After another decade of advances in circuitry and processing architecture, the first commercial quantum computer system became available in 2011, albeit with a price tag of $10 million.

The promise of quantum computing has an accompanying market all its own, and the hype is fuelling progress across geographies and sectors. When the technology will fully deliver on its promise to revolutionise computing, however, remains speculation. That said, the pace of innovation is accelerating, and the advances are tantalising.

The promise of quantum computing has an accompanying market all its own, and the hype is fuelling progress across geographies and sectors. When the technology will fully deliver on its promise to revolutionise computing, however, remains speculation.

A Wave of Development

Unlike conventional computers where efficacy is primarily the result of memory size and processing power, quantum computers deliver remarkable results by “thinking” differently. Contemporary computers operate using data bits in either a 0 or 1 state – binary. Quantum computers sidestep this limitation by encoding information in quantum bits, known as qubits, that can be in a 0 or 1 state simultaneously. This superposition could potentially allow the quantum computers of the future to outpace today’s supercomputers by a magnitude of millions.

Qubits and their control devices consist of atoms, ions, photons or electrons and are the components of a quantum computer’s brain. The more qubits in a quantum computer, the more complex the problems it can solve. In just the past three years, the number of qubits typically used in quantum computing has multiplied by a factor five, but serious challenges remain. The superconducting circuitry used to control the quantum computer’s particle processes must be kept extremely cold through large cryogenic elements. Currently, operation at room temperature is prohibitively diminished or impossible.

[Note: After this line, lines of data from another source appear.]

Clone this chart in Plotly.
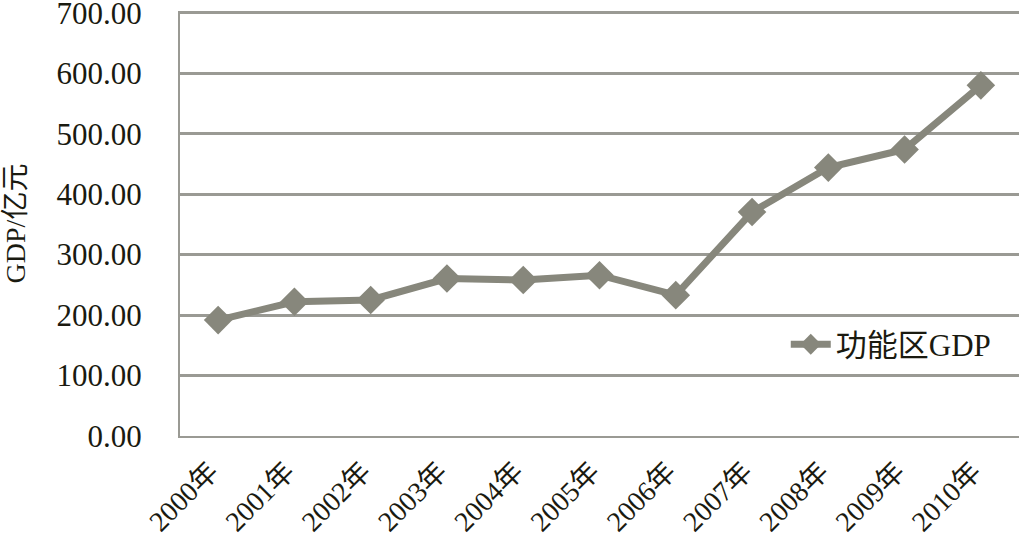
import plotly.graph_objects as go

years = ["2000年", "2001年", "2002年", "2003年", "2004年", "2005年",
         "2006年", "2007年", "2008年", "2009年", "2010年"]
gdp = [191.7, 222.0, 225.0, 260.5, 258.0, 266.0, 233.0, 370.5, 444.0, 474.0, 580.0]
y_ticks = [0, 100, 200, 300, 400, 500, 600, 700]
y_tick_text = ["0.00", "100.00", "200.00", "300.00", "400.00", "500.00", "600.00", "700.00"]
series_name = "功能区GDP"
y_title = "GDP/亿元"

FONT = "Liberation Serif, 'Times New Roman', 'Noto Sans CJK SC', serif"
LINE = "#87877c"
GRID = "#9a9a94"

fig = go.Figure()
fig.add_trace(go.Scatter(
    x=years, y=gdp, mode="lines+markers", name=series_name,
    line=dict(color=LINE, width=7),
    marker=dict(symbol="diamond", size=22, color=LINE),
))

fig.update_layout(
    width=1019, height=548,
    margin=dict(l=180, r=0, t=11, b=112),
    paper_bgcolor="white", plot_bgcolor="white",
    font=dict(family=FONT, color="#1a1a10", size=26),
    showlegend=True,
    legend=dict(x=0.722, y=0.215, xanchor="left", yanchor="middle",
                bgcolor="rgba(0,0,0,0)", font=dict(size=31, family=FONT),
                itemwidth=40),
    xaxis=dict(
        type="category", tickangle=-45, showgrid=False,
        showline=True, linecolor=GRID, linewidth=2,
        ticks="", tickfont=dict(size=28, family=FONT),
        ticklabelstandoff=6, ticklabelshift=-8,
        ticklabeloverflow="allow",
        range=[-0.5, 10.5], automargin=False,
    ),
    yaxis=dict(
        range=[0, 703], tickvals=y_ticks, ticktext=y_tick_text,
        showgrid=True, gridcolor=GRID, gridwidth=2.5,
        showline=True, linecolor=GRID, linewidth=2,
        zeroline=False, ticks="", ticklabelstandoff=30,
        ticklabeloverflow="allow",
        tickfont=dict(size=31, family=FONT),
        title=dict(text=y_title, font=dict(size=28, family=FONT), standoff=27),
        automargin=False,
    ),
)

fig.write_html("out.html", config={"displayModeBar": False},
               post_script="document.body.style.margin='0';")
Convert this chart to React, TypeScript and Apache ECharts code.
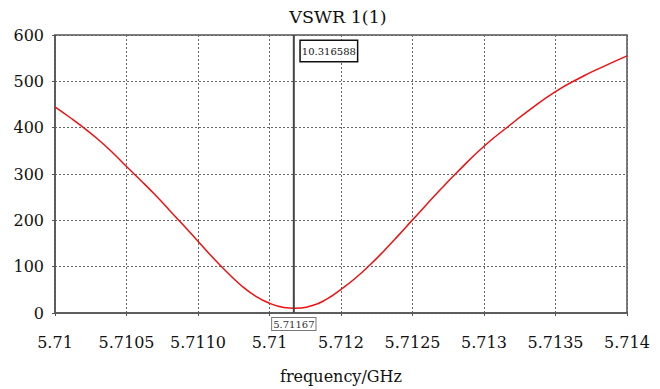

However, Canadian start-up company D-Wave Systems has made significant strides in performance since 2007, and in 2013 broke the record for the amount of time a qubit could operate at room temperature, at 39 minutes.

More recent innovations in quantum computing sound like science fiction but are bringing the prospect of a general-purpose quantum computer for the consumer marketplace even closer to reality. The potential to create qubits from materials that remain stable at room temperature, such as nanodiamonds, could mean a quantum leap for computing as significant as opposable thumbs.